In the car on the way home from practice Celeste suggested that the next evening after work she would watch the kids if I wanted to head out and pick up supplies for making our own swords. Hint hint.
I hit the Geddon article on constructing a blue and made up a shopping list for everything I'd need. We didn't have a hacksaw and I've always wanted a dremel anyway so all told I ended up spending around $80-$90 on the endeavor. Here's everything spread out, including the 3/8th's inch fiberglass cores from the driveway reflectors you can pick up at any home improvement place. I cut them to the suggested max for 3/8th inch cores, 27 inches.
I'm a fairly craft-comfortable guy, having made some Halloween props, tabletop RPG scenery, and costume accessories but there's always a learning curve jumping into any new project. The article is very well written, though, and I had no trouble following along and getting close to expected results.
I cut the core-width pieces of foam and painted them and the cores with dap, let them dry, and they stuck like nothing else.
I then finished the boxes over the cores cutting pieces the width of cores plus the attached sides, then capped them off and reinforced them with cloth/hockey tape.
The boy was a huge help during this process.
After the core boxes I was finally ready to start attaching the striking layers of foam.
The biggest issue I had during construction was making sure to cut straight down into the foam rather than at an angle to prevent slight warping of the blade face. Eventually I got into the habit of staying directly above where I was cutting and not cutting the entire length sitting in one position, which seemed to help.
After adding the two striking layers of foam I started working on the handles. With such a thin core they needed to be widened, and I wanted to make them oblong to try and prevent striking with the flats of the blade. The pennies were added mostly to prevent the cores in the handle from rolling around one another. (though it was unlikely anyway, as well attached as they were with DAP)

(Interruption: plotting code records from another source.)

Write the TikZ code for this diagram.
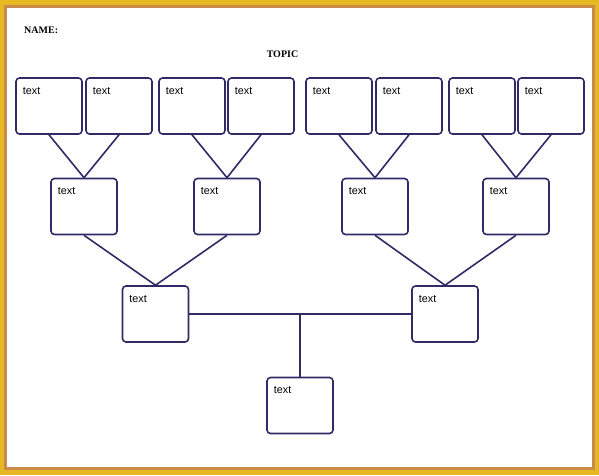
\documentclass[tikz,border=0pt]{standalone}
\usepackage{fontspec}
\setmainfont{Liberation Serif}
\setsansfont{Liberation Sans}
\usepackage{tikz}
\definecolor{ink}{HTML}{2E2B66}
\definecolor{gold}{HTML}{E6B922}
\definecolor{rim}{HTML}{C98B47}
\tikzset{%
box/.style={draw=ink,line width=1.6pt,rounded corners=3.5pt,
  minimum width=66pt,minimum height=56pt,inner sep=0pt,
  label={[anchor=north west,inner sep=0pt,xshift=7.5pt,yshift=-10pt,
    font=\sffamily\fontsize{10.8}{12}\selectfont]north west:text}
},
link/.style={draw=ink,line width=1.6pt},
head/.style={font=\bfseries\fontsize{10}{12}\selectfont,inner sep=0pt},
}

\begin{document}
\begin{tikzpicture}[x=1pt,y=-1pt]
 \useasboundingbox (0,0) rectangle (599,475);
 % frame
 \fill[gold] (0,0) rectangle (599,475);
 \fill[rim] (4,5) rectangle (595,470);
 \fill[white] (7,7.5) rectangle (592,467);
 \node[head,anchor=west] (name) at (24,30.5) {NAME:};
 \node[head] (topic) at (282.5,54.5) {TOPIC};
 % boxes
 \foreach \n/\x in {1/49,2/119,3/192,4/261,5/339,6/409,7/482,8/551}
   \node[box] (a\n) at (\x,106) {};
 \foreach \n/\x in {1/84,2/227,3/375,4/516}
   \node[box] (b\n) at (\x,206.5) {};
 \node[box] (c1) at (155.5,314) {};
 \node[box] (c2) at (445,314) {};
 \node[box] (r) at (300,405.5) {};
 % links
 \foreach \i/\j/\k in {1/2/1,3/4/2,5/6/3,7/8/4}
   \draw[link] (a\i.south) -- (b\k.north) -- (a\j.south);
 \draw[link] (b1.south) -- (c1.north) -- (b2.south);
 \draw[link] (b3.south) -- (c2.north) -- (b4.south);
 \draw[link] (c1.east) -- (c2.west);
 \draw[link] (r.north) -- (r.north |- c1.east);
\end{tikzpicture}
\end{document}
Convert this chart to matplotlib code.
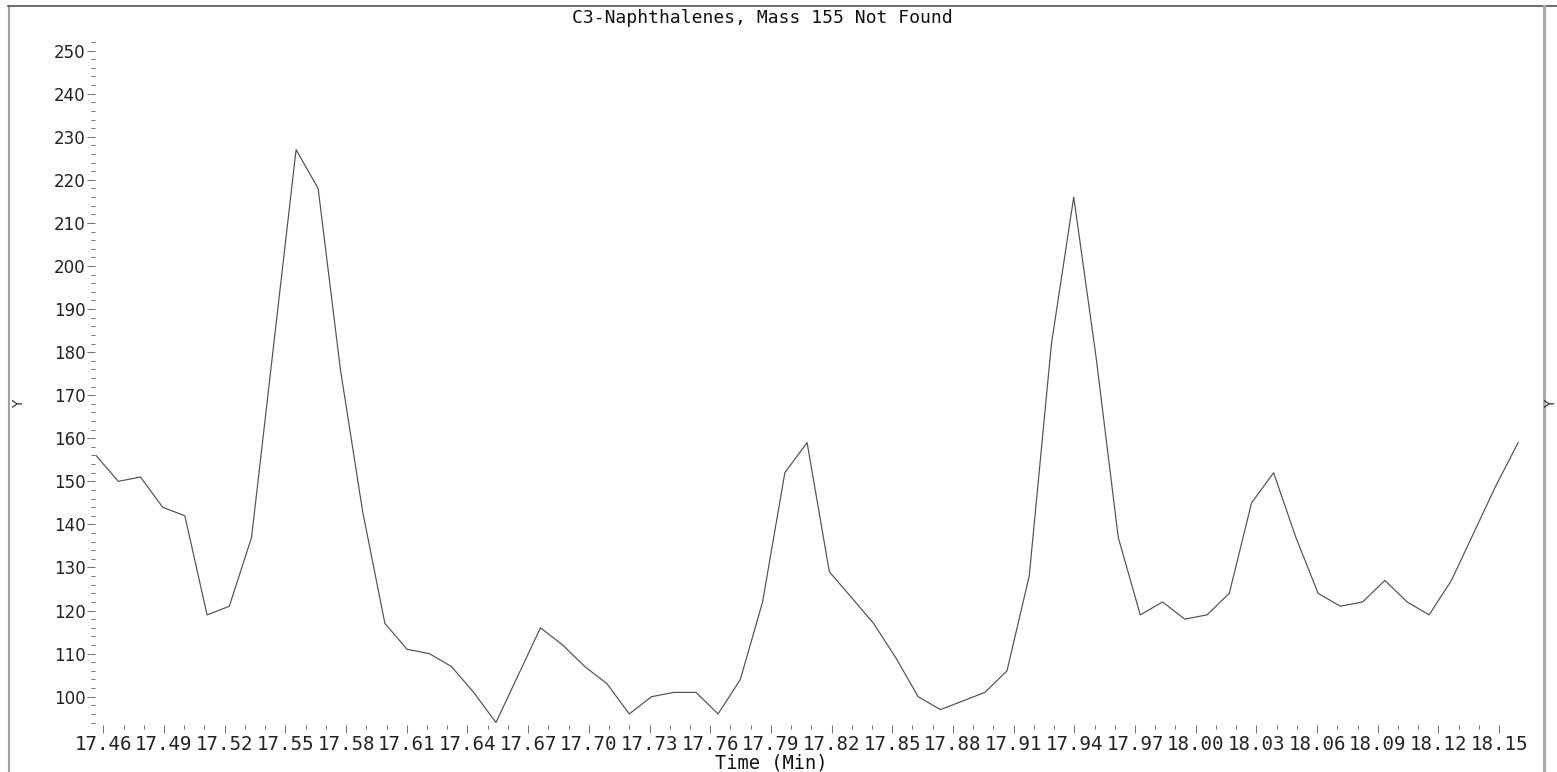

I wrapped the cores and pennies in double-sided carpet tape (holy nasty sticky stuff) and then attached some cheap, natural rope to the core with duct tape, wrapping it around to thicken the handle.
And then over the top of that with hockey tape for aesthetics and grip.
When I started the next day on the pommels I forgot the camera until after I had already attached the second layer. I did get a shot before I attached the final bottom cap, though. I had to unwrap a bit of the handle because I didn't realize I'd need to duct tape the pommel to the core under the rope.
After getting the bottom cap dapped and cross-taped to the core I re-wrapped the rope and hockey tape on the handle.
I actually finished hockey-taping the pommels and marking them as blue last night but I haven't got any pictures of that yet. We're also making some covers from leftover faux-suede material I used for legwraps for a Luke Skywalker costume. Hopefully we'll get them done before practice tonight so we can use our own blades, but even if we don't we'll have them done this week for practice at home.
I'm pretty pleased with the results for a first attempt and I'm hopeful they'll pass weapons check.